#### Set task
No pictures belong in the copy; return exactly the lines from the one with "Write the matplotlib code for this chart." through the one with "mfc='#2b2f8f', mec='#e6e020', mew=1.6, zorder=3)", both ends included, and nothing else.

start Information supplied

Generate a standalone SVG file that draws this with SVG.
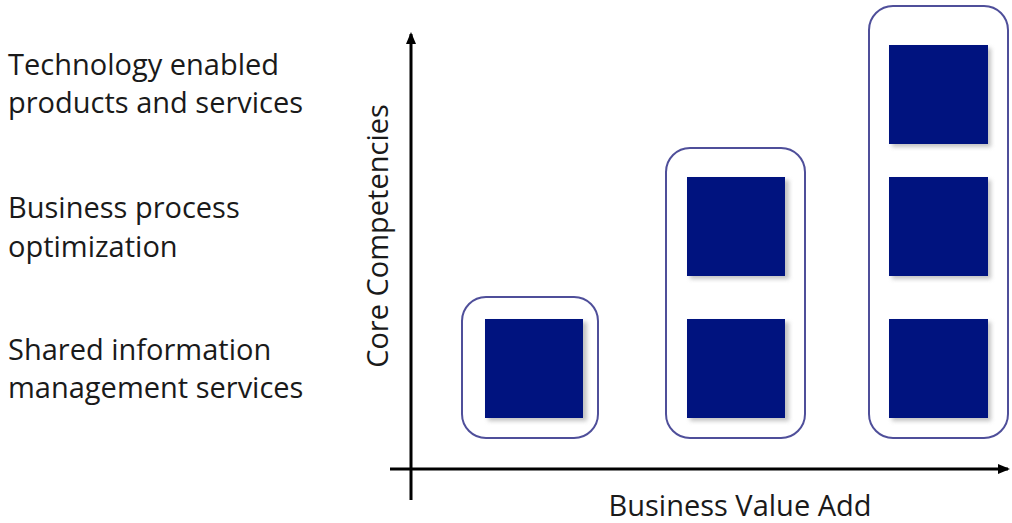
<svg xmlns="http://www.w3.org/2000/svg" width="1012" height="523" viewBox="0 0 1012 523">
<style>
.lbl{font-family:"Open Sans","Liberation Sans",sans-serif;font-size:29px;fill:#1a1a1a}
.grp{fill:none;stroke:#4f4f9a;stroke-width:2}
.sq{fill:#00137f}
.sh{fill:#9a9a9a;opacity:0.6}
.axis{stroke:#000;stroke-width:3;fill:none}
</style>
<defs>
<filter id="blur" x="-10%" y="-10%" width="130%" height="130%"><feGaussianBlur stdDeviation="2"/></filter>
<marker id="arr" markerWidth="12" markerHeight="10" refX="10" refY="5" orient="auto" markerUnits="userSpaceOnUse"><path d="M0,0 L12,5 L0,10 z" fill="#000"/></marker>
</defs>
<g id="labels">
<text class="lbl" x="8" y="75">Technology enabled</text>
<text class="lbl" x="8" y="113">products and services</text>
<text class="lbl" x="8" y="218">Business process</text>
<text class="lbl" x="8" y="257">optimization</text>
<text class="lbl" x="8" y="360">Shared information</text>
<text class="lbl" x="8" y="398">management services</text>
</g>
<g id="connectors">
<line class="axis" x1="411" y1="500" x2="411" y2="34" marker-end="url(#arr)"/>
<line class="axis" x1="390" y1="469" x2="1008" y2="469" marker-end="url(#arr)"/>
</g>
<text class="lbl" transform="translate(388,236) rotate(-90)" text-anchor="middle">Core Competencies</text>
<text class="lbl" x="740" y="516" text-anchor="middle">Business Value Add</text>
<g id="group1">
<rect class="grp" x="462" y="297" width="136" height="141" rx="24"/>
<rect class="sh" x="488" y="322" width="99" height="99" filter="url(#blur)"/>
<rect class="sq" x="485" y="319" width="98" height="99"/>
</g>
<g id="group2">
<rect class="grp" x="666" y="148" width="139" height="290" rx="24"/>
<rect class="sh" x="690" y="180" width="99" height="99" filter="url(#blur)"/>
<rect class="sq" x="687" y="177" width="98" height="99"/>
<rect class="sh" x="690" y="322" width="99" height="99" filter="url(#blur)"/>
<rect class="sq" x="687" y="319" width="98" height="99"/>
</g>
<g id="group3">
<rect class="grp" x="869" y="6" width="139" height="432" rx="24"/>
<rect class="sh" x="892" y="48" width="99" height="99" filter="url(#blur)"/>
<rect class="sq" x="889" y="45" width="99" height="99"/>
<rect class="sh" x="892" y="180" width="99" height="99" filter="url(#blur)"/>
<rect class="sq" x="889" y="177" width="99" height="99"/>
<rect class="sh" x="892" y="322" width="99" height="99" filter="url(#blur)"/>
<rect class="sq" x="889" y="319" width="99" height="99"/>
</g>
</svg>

end Information supplied
start Information supplied

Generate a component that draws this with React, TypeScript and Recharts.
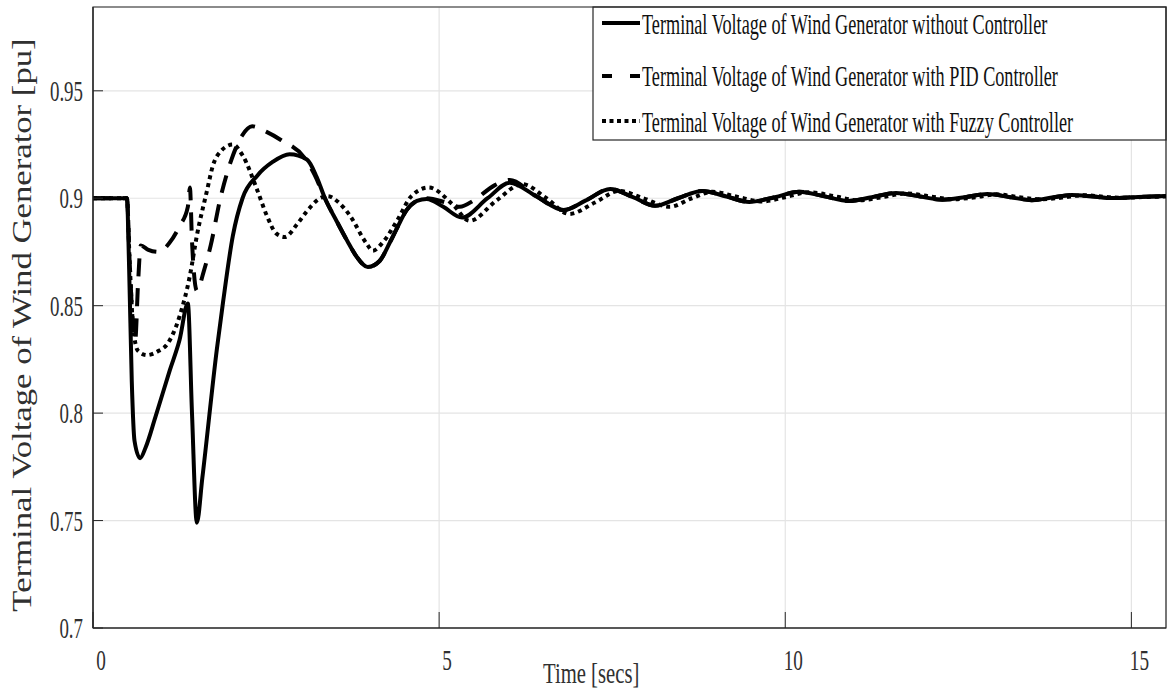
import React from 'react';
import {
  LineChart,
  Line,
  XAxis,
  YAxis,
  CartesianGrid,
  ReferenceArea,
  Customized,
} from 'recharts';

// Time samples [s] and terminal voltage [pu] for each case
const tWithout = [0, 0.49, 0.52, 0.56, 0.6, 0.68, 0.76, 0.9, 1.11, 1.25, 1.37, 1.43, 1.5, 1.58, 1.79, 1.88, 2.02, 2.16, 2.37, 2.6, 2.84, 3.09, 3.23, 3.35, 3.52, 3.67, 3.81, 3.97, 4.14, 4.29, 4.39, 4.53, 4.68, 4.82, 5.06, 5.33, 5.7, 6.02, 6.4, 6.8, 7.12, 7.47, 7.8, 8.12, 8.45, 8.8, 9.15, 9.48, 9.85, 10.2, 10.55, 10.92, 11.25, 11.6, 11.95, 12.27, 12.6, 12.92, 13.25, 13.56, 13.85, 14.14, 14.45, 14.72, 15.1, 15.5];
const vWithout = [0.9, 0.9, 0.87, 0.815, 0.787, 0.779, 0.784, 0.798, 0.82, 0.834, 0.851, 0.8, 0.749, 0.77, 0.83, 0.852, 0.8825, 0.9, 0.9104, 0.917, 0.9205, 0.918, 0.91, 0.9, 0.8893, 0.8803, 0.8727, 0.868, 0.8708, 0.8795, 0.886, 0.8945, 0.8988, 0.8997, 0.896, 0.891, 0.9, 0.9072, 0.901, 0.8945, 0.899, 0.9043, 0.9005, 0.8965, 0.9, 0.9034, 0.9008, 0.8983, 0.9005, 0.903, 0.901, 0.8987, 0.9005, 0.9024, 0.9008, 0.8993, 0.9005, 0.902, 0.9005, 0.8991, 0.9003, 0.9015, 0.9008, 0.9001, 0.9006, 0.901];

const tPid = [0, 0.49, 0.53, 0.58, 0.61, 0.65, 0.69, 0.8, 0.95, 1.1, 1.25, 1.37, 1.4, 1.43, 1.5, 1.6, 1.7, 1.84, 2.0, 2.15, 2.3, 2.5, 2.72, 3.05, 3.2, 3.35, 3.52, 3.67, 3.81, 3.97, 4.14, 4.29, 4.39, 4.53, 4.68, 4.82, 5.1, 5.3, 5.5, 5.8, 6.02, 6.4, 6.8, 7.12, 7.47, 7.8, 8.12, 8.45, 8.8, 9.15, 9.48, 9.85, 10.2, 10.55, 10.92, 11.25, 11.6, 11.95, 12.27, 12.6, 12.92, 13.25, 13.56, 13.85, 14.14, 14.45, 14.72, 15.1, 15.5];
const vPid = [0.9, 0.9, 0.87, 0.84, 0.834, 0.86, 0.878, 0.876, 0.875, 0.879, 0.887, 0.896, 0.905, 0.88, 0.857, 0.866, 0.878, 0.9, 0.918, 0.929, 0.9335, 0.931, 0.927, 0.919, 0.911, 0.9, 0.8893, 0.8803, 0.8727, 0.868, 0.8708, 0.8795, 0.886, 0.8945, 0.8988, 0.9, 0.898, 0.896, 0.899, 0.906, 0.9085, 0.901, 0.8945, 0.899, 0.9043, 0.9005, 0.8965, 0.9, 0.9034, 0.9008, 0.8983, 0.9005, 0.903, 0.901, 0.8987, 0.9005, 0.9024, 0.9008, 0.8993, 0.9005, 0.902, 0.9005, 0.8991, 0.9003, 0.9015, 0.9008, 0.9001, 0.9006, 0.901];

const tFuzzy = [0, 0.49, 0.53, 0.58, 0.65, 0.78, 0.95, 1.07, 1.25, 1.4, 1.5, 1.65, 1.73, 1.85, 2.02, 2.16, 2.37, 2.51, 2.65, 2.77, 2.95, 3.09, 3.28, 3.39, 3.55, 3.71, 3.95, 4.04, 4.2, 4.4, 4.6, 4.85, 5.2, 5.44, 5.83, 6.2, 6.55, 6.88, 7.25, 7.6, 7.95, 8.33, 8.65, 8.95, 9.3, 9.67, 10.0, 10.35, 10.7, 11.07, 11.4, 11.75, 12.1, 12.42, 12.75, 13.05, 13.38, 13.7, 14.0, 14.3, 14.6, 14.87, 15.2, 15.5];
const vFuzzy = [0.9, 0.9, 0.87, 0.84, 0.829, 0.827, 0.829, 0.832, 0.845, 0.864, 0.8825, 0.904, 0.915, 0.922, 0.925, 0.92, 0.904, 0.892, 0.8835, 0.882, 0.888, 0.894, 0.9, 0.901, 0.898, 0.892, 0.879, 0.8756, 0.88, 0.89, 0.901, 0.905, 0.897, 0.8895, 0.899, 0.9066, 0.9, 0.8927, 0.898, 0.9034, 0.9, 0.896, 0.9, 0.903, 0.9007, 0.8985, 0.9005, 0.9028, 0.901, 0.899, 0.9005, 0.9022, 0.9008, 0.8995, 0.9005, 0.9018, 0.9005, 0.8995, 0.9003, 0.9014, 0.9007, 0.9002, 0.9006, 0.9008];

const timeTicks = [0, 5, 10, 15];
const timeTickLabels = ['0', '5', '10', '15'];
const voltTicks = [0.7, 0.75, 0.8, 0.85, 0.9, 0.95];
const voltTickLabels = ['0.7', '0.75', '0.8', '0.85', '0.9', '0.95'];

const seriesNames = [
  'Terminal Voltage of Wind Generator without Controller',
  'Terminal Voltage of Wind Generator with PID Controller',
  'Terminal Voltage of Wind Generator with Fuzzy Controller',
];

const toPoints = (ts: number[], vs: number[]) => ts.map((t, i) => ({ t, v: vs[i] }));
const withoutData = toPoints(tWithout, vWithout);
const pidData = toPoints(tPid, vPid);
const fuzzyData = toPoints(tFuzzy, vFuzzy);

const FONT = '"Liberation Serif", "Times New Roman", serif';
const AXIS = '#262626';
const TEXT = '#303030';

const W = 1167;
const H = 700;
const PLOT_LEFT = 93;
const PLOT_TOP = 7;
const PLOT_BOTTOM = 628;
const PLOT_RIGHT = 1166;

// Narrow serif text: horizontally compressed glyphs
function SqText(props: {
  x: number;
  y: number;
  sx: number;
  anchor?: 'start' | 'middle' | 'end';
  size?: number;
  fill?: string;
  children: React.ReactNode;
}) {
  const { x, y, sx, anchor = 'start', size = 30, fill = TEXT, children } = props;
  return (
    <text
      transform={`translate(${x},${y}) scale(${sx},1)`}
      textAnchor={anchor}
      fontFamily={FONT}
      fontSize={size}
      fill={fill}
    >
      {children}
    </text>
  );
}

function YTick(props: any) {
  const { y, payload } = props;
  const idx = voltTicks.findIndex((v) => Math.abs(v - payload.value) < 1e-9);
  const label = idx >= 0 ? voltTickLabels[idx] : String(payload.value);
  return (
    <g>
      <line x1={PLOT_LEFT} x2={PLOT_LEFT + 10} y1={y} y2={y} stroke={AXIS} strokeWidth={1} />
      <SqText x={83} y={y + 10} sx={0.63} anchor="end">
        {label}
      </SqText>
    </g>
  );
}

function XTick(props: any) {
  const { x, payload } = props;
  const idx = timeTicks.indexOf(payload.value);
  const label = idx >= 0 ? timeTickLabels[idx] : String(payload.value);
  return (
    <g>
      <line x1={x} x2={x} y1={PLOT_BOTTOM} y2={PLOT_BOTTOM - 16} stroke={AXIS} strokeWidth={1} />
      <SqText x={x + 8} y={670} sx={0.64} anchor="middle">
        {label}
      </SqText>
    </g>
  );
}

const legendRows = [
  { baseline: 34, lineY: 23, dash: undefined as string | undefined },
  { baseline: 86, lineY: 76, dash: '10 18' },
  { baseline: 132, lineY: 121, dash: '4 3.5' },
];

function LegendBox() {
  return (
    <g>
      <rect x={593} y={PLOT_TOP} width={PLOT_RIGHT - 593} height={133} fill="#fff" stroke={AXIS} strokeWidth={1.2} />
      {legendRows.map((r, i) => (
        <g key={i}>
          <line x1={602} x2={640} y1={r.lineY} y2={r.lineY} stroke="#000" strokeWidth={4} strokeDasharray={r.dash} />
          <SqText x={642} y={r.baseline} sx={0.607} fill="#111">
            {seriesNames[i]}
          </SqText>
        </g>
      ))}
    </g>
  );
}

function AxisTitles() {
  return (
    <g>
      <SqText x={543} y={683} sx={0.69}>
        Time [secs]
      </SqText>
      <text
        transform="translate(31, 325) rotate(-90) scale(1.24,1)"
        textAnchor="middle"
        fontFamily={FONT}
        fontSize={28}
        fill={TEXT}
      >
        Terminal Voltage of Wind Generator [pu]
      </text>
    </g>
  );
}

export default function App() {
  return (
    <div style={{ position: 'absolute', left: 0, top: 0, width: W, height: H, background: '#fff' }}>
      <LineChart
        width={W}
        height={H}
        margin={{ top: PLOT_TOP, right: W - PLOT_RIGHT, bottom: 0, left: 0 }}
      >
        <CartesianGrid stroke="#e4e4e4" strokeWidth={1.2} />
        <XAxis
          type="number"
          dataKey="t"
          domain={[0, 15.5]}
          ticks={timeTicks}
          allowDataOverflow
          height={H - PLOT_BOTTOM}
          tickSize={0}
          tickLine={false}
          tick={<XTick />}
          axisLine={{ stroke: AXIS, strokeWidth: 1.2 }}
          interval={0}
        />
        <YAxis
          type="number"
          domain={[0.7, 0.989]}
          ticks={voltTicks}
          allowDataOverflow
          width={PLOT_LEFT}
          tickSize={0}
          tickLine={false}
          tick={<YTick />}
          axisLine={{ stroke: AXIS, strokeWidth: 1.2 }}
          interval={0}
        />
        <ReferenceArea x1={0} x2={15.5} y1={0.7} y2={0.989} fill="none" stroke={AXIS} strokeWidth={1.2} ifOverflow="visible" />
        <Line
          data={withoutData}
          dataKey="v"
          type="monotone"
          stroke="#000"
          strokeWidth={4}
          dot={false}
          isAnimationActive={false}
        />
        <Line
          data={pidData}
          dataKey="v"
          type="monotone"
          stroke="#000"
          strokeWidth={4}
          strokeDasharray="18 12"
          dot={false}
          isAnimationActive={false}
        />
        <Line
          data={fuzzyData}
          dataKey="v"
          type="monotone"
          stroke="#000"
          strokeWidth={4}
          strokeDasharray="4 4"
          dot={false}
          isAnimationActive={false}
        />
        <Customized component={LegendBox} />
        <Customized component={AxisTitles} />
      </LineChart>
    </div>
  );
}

end Information supplied
start Information supplied

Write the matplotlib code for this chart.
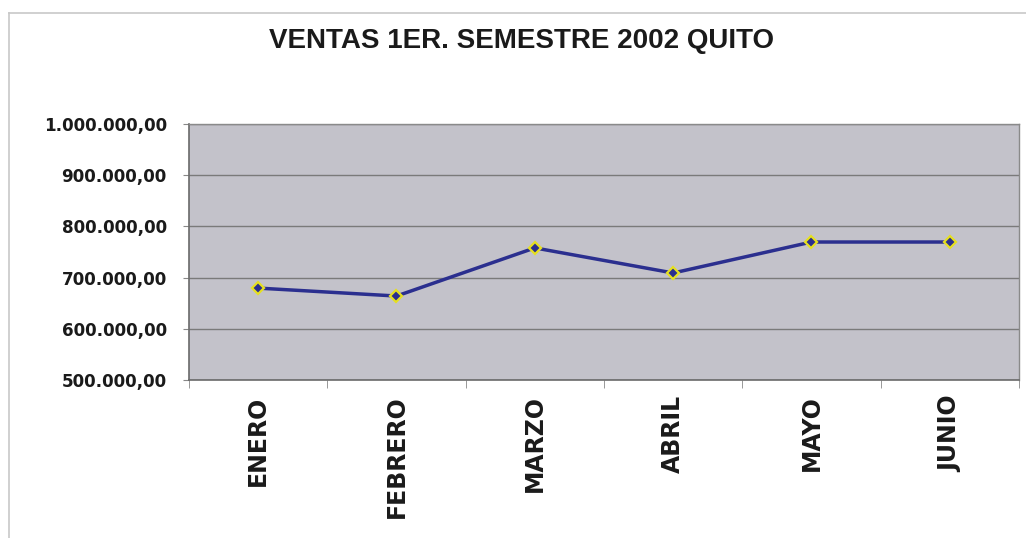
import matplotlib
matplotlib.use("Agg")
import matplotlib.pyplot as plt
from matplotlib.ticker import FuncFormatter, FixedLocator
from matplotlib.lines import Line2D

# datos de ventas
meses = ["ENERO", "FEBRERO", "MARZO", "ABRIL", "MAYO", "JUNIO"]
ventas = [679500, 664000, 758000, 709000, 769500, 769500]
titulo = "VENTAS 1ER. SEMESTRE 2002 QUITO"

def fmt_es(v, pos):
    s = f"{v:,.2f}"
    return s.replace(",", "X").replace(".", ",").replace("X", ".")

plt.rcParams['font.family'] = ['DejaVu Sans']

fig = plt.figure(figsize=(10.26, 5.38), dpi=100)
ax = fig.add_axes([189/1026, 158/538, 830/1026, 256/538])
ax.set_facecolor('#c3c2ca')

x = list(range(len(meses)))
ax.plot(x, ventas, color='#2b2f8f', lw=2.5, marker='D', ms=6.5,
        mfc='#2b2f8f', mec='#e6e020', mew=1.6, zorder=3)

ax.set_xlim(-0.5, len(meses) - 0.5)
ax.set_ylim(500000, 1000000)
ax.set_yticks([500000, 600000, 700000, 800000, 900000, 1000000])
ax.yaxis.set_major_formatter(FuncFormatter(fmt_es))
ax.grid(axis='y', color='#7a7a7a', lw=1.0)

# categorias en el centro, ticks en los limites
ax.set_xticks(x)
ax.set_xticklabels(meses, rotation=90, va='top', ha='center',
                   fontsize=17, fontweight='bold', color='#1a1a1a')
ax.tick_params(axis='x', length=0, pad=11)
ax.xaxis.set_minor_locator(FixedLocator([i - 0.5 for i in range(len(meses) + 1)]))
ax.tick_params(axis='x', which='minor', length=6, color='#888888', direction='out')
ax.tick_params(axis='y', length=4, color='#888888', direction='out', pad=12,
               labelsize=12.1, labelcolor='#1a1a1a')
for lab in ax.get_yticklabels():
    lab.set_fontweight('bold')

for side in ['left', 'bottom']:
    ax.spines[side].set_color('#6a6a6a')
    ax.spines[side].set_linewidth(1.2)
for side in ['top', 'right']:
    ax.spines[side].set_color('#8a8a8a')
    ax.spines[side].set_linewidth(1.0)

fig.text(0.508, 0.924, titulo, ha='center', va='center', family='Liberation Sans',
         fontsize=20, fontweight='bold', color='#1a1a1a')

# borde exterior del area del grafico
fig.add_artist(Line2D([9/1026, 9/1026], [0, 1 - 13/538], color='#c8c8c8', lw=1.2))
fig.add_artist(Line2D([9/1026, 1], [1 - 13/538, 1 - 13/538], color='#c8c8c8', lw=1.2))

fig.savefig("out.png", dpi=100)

end Information supplied

#### Reply
Write the matplotlib code for this chart.
import matplotlib
matplotlib.use("Agg")
import matplotlib.pyplot as plt
from matplotlib.ticker import FuncFormatter, FixedLocator
from matplotlib.lines import Line2D

# datos de ventas
meses = ["ENERO", "FEBRERO", "MARZO", "ABRIL", "MAYO", "JUNIO"]
ventas = [679500, 664000, 758000, 709000, 769500, 769500]
titulo = "VENTAS 1ER. SEMESTRE 2002 QUITO"

def fmt_es(v, pos):
    s = f"{v:,.2f}"
    return s.replace(",", "X").replace(".", ",").replace("X", ".")

plt.rcParams['font.family'] = ['DejaVu Sans']

fig = plt.figure(figsize=(10.26, 5.38), dpi=100)
ax = fig.add_axes([189/1026, 158/538, 830/1026, 256/538])
ax.set_facecolor('#c3c2ca')

x = list(range(len(meses)))
ax.plot(x, ventas, color='#2b2f8f', lw=2.5, marker='D', ms=6.5,
        mfc='#2b2f8f', mec='#e6e020', mew=1.6, zorder=3)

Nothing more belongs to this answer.